PROBLEM STATEMENT:
Extract the full listing verbatim and drop any pictures from your copy.

INFORMATION PROVIDED:

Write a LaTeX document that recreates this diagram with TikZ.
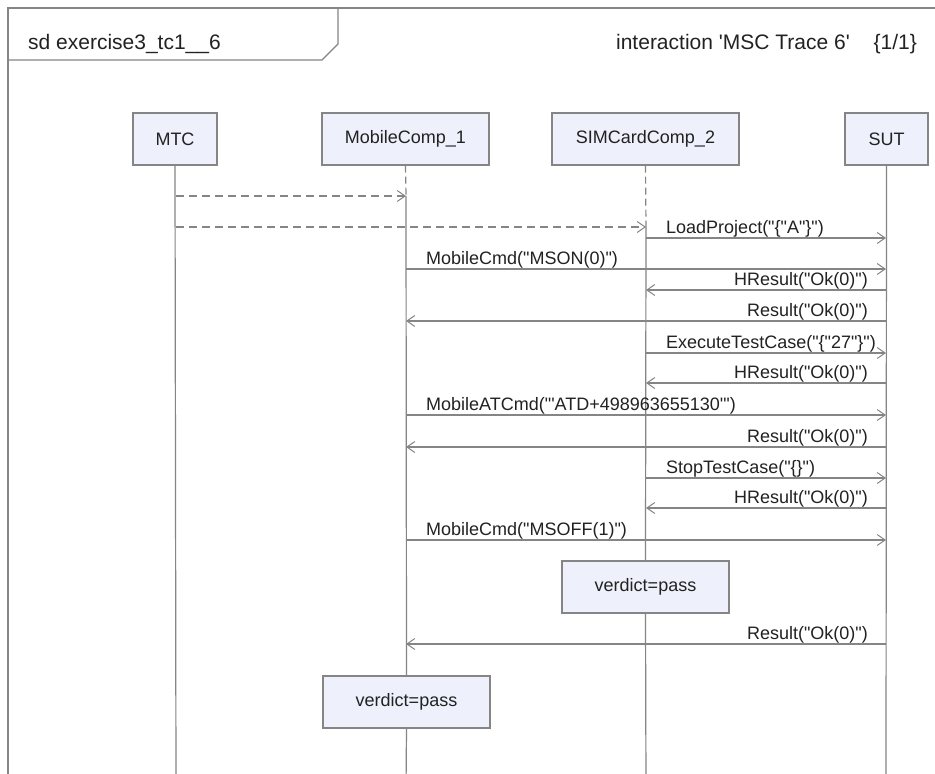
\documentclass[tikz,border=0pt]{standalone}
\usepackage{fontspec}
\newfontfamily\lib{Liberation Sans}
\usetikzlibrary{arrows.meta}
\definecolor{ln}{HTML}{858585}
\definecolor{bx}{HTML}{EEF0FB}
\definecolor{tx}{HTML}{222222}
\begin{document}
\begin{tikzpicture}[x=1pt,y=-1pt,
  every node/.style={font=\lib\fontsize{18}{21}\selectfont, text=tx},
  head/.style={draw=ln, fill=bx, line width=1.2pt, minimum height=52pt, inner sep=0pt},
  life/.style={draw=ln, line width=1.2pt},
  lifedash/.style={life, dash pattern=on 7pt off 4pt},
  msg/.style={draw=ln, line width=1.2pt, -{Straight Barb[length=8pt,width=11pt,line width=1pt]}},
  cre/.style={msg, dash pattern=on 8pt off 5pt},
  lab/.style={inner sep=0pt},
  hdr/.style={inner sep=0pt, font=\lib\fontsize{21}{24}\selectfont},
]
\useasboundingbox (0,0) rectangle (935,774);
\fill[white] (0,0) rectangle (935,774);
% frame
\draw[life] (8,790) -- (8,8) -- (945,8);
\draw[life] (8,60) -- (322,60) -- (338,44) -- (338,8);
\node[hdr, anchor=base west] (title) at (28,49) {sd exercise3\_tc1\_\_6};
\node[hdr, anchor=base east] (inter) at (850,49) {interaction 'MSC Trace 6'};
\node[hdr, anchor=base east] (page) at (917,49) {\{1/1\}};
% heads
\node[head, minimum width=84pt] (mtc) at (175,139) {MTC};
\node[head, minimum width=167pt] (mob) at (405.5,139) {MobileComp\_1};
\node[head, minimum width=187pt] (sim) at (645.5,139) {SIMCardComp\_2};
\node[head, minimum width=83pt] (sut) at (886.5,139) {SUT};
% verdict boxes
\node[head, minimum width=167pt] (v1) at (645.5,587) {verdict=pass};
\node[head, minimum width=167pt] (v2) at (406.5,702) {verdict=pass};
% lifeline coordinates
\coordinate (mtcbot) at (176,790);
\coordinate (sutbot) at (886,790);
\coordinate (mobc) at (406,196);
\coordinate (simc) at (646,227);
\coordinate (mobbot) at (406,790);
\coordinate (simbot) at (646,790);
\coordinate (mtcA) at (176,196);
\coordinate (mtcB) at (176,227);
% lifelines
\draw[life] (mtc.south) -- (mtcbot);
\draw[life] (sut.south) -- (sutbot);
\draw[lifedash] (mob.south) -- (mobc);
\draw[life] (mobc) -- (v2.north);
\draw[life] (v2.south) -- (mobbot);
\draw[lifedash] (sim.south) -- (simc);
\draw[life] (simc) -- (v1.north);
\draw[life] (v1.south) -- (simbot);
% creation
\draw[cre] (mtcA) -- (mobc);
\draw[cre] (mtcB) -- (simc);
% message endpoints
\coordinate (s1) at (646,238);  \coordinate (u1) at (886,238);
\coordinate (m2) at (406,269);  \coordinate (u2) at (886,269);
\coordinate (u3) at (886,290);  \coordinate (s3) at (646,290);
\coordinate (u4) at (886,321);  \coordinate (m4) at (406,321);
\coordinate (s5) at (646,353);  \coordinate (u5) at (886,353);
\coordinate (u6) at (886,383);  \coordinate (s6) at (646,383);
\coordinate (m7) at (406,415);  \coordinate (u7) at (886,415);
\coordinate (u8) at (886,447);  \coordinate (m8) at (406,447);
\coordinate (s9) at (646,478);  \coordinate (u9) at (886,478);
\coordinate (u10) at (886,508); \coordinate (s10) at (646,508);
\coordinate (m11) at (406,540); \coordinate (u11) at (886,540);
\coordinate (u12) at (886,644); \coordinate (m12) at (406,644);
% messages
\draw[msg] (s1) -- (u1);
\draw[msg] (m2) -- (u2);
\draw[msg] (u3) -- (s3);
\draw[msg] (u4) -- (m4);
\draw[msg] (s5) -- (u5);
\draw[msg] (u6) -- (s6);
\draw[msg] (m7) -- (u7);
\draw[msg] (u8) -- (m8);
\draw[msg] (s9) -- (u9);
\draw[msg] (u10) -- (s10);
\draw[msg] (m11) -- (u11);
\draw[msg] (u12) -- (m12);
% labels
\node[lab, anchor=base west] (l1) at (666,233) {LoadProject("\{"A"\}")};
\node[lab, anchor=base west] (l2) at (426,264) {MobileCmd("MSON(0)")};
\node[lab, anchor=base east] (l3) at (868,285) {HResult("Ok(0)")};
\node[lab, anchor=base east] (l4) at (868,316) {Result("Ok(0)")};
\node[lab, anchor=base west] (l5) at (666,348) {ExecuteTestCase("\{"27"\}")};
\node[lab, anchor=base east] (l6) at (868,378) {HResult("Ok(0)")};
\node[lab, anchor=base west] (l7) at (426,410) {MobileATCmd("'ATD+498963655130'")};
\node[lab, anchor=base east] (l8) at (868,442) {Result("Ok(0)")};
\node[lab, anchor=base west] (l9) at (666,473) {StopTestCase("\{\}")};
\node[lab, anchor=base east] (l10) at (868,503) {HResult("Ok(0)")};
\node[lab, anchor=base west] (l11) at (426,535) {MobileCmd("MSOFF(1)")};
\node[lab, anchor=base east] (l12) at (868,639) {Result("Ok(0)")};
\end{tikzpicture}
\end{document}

TASK OUTPUT:
Write a LaTeX document that recreates this diagram with TikZ.
\documentclass[tikz,border=0pt]{standalone}
\usepackage{fontspec}
\newfontfamily\lib{Liberation Sans}
\usetikzlibrary{arrows.meta}
\definecolor{ln}{HTML}{858585}
\definecolor{bx}{HTML}{EEF0FB}
\definecolor{tx}{HTML}{222222}
\begin{document}
\begin{tikzpicture}[x=1pt,y=-1pt,
  every node/.style={font=\lib\fontsize{18}{21}\selectfont, text=tx},
  head/.style={draw=ln, fill=bx, line width=1.2pt, minimum height=52pt, inner sep=0pt},
  life/.style={draw=ln, line width=1.2pt},
  lifedash/.style={life, dash pattern=on 7pt off 4pt},
  msg/.style={draw=ln, line width=1.2pt, -{Straight Barb[length=8pt,width=11pt,line width=1pt]}},
  cre/.style={msg, dash pattern=on 8pt off 5pt},
  lab/.style={inner sep=0pt},
  hdr/.style={inner sep=0pt, font=\lib\fontsize{21}{24}\selectfont},
]
\useasboundingbox (0,0) rectangle (935,774);
\fill[white] (0,0) rectangle (935,774);
% frame
\draw[life] (8,790) -- (8,8) -- (945,8);
\draw[life] (8,60) -- (322,60) -- (338,44) -- (338,8);
\node[hdr, anchor=base west] (title) at (28,49) {sd exercise3\_tc1\_\_6};
\node[hdr, anchor=base east] (inter) at (850,49) {interaction 'MSC Trace 6'};
\node[hdr, anchor=base east] (page) at (917,49) {\{1/1\}};
% heads
\node[head, minimum width=84pt] (mtc) at (175,139) {MTC};
\node[head, minimum width=167pt] (mob) at (405.5,139) {MobileComp\_1};
\node[head, minimum width=187pt] (sim) at (645.5,139) {SIMCardComp\_2};
\node[head, minimum width=83pt] (sut) at (886.5,139) {SUT};
% verdict boxes
\node[head, minimum width=167pt] (v1) at (645.5,587) {verdict=pass};
\node[head, minimum width=167pt] (v2) at (406.5,702) {verdict=pass};
% lifeline coordinates
\coordinate (mtcbot) at (176,790);
\coordinate (sutbot) at (886,790);
\coordinate (mobc) at (406,196);
\coordinate (simc) at (646,227);
\coordinate (mobbot) at (406,790);
\coordinate (simbot) at (646,790);
\coordinate (mtcA) at (176,196);
\coordinate (mtcB) at (176,227);
% lifelines
\draw[life] (mtc.south) -- (mtcbot);
\draw[life] (sut.south) -- (sutbot);
\draw[lifedash] (mob.south) -- (mobc);
\draw[life] (mobc) -- (v2.north);
\draw[life] (v2.south) -- (mobbot);
\draw[lifedash] (sim.south) -- (simc);
\draw[life] (simc) -- (v1.north);
\draw[life] (v1.south) -- (simbot);
% creation
\draw[cre] (mtcA) -- (mobc);
\draw[cre] (mtcB) -- (simc);
% message endpoints
\coordinate (s1) at (646,238);  \coordinate (u1) at (886,238);
\coordinate (m2) at (406,269);  \coordinate (u2) at (886,269);
\coordinate (u3) at (886,290);  \coordinate (s3) at (646,290);
\coordinate (u4) at (886,321);  \coordinate (m4) at (406,321);
\coordinate (s5) at (646,353);  \coordinate (u5) at (886,353);
\coordinate (u6) at (886,383);  \coordinate (s6) at (646,383);
\coordinate (m7) at (406,415);  \coordinate (u7) at (886,415);
\coordinate (u8) at (886,447);  \coordinate (m8) at (406,447);
\coordinate (s9) at (646,478);  \coordinate (u9) at (886,478);
\coordinate (u10) at (886,508); \coordinate (s10) at (646,508);
\coordinate (m11) at (406,540); \coordinate (u11) at (886,540);
\coordinate (u12) at (886,644); \coordinate (m12) at (406,644);
% messages
\draw[msg] (s1) -- (u1);
\draw[msg] (m2) -- (u2);
\draw[msg] (u3) -- (s3);
\draw[msg] (u4) -- (m4);
\draw[msg] (s5) -- (u5);
\draw[msg] (u6) -- (s6);
\draw[msg] (m7) -- (u7);
\draw[msg] (u8) -- (m8);
\draw[msg] (s9) -- (u9);
\draw[msg] (u10) -- (s10);
\draw[msg] (m11) -- (u11);
\draw[msg] (u12) -- (m12);
% labels
\node[lab, anchor=base west] (l1) at (666,233) {LoadProject("\{"A"\}")};
\node[lab, anchor=base west] (l2) at (426,264) {MobileCmd("MSON(0)")};
\node[lab, anchor=base east] (l3) at (868,285) {HResult("Ok(0)")};
\node[lab, anchor=base east] (l4) at (868,316) {Result("Ok(0)")};
\node[lab, anchor=base west] (l5) at (666,348) {ExecuteTestCase("\{"27"\}")};
\node[lab, anchor=base east] (l6) at (868,378) {HResult("Ok(0)")};
\node[lab, anchor=base west] (l7) at (426,410) {MobileATCmd("'ATD+498963655130'")};
\node[lab, anchor=base east] (l8) at (868,442) {Result("Ok(0)")};
\node[lab, anchor=base west] (l9) at (666,473) {StopTestCase("\{\}")};
\node[lab, anchor=base east] (l10) at (868,503) {HResult("Ok(0)")};
\node[lab, anchor=base west] (l11) at (426,535) {MobileCmd("MSOFF(1)")};
\node[lab, anchor=base east] (l12) at (868,639) {Result("Ok(0)")};
\end{tikzpicture}
\end{document}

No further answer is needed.